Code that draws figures
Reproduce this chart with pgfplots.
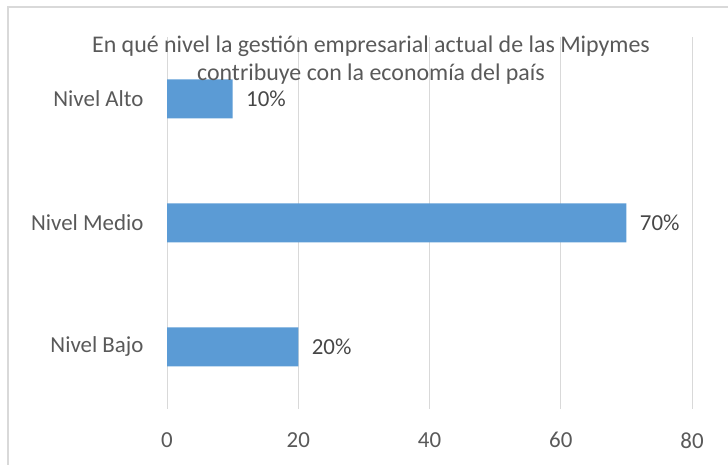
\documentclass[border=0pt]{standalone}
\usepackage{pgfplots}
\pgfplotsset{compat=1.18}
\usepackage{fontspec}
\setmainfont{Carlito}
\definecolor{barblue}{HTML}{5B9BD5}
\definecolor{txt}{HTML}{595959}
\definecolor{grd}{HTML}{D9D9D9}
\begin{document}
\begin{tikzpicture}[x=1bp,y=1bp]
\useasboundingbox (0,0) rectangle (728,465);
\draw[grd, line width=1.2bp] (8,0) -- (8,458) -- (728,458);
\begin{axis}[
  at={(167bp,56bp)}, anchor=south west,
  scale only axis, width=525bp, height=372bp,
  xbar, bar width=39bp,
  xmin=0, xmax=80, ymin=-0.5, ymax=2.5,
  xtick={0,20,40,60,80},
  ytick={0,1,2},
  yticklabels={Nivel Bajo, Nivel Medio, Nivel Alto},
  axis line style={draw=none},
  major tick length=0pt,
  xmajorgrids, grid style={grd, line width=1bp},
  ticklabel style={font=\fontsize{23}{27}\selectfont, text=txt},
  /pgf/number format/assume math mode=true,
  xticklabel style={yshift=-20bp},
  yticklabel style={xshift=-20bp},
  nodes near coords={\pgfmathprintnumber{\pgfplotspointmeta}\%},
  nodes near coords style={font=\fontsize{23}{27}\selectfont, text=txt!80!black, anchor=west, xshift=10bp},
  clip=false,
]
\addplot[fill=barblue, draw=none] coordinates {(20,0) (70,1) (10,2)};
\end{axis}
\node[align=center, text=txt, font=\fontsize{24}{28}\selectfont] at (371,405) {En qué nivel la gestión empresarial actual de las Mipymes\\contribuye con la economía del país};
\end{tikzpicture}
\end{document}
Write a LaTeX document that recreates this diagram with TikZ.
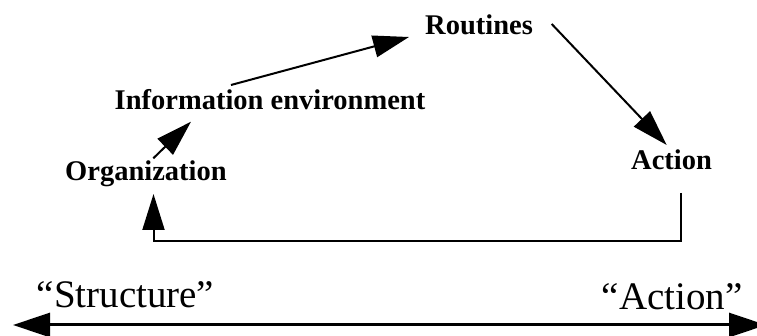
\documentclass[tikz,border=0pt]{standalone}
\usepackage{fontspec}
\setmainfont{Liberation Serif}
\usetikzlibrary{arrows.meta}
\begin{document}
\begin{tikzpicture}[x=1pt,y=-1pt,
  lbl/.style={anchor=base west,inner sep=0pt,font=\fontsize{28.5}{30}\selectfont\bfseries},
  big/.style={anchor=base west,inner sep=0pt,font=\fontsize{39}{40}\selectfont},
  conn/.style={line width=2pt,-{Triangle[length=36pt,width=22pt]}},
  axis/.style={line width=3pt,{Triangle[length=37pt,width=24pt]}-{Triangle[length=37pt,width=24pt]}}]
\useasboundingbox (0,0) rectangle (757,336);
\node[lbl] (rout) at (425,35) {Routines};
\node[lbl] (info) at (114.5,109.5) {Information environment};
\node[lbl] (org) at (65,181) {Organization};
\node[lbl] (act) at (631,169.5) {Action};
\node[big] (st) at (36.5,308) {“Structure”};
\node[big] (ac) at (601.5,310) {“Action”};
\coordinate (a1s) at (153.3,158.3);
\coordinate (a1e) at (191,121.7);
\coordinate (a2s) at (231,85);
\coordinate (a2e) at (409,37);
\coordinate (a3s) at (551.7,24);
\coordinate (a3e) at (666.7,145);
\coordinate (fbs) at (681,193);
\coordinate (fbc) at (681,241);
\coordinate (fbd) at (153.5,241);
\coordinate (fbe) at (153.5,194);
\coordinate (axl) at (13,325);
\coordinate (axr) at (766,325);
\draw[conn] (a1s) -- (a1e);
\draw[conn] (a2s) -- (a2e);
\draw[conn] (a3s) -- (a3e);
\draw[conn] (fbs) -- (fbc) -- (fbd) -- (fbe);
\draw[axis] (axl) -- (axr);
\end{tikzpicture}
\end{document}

TASK STATEMENT = Print exactly the lines from the line with "Write a LaTeX" through the end of the data, both ends included, and print no pictures.

TASK RESULT =
Write a LaTeX document that recreates this diagram with TikZ.
\documentclass[tikz,border=0pt]{standalone}
\usepackage{fontspec}
\setmainfont{Liberation Serif}
\usetikzlibrary{arrows.meta}
\begin{document}
\begin{tikzpicture}[x=1pt,y=-1pt,
  lbl/.style={anchor=base west,inner sep=0pt,font=\fontsize{28.5}{30}\selectfont\bfseries},
  big/.style={anchor=base west,inner sep=0pt,font=\fontsize{39}{40}\selectfont},
  conn/.style={line width=2pt,-{Triangle[length=36pt,width=22pt]}},
  axis/.style={line width=3pt,{Triangle[length=37pt,width=24pt]}-{Triangle[length=37pt,width=24pt]}}]
\useasboundingbox (0,0) rectangle (757,336);
\node[lbl] (rout) at (425,35) {Routines};
\node[lbl] (info) at (114.5,109.5) {Information environment};
\node[lbl] (org) at (65,181) {Organization};
\node[lbl] (act) at (631,169.5) {Action};
\node[big] (st) at (36.5,308) {“Structure”};
\node[big] (ac) at (601.5,310) {“Action”};
\coordinate (a1s) at (153.3,158.3);
\coordinate (a1e) at (191,121.7);
\coordinate (a2s) at (231,85);
\coordinate (a2e) at (409,37);
\coordinate (a3s) at (551.7,24);
\coordinate (a3e) at (666.7,145);
\coordinate (fbs) at (681,193);
\coordinate (fbc) at (681,241);
\coordinate (fbd) at (153.5,241);
\coordinate (fbe) at (153.5,194);
\coordinate (axl) at (13,325);
\coordinate (axr) at (766,325);
\draw[conn] (a1s) -- (a1e);
\draw[conn] (a2s) -- (a2e);
\draw[conn] (a3s) -- (a3e);
\draw[conn] (fbs) -- (fbc) -- (fbd) -- (fbe);
\draw[axis] (axl) -- (axr);
\end{tikzpicture}
\end{document}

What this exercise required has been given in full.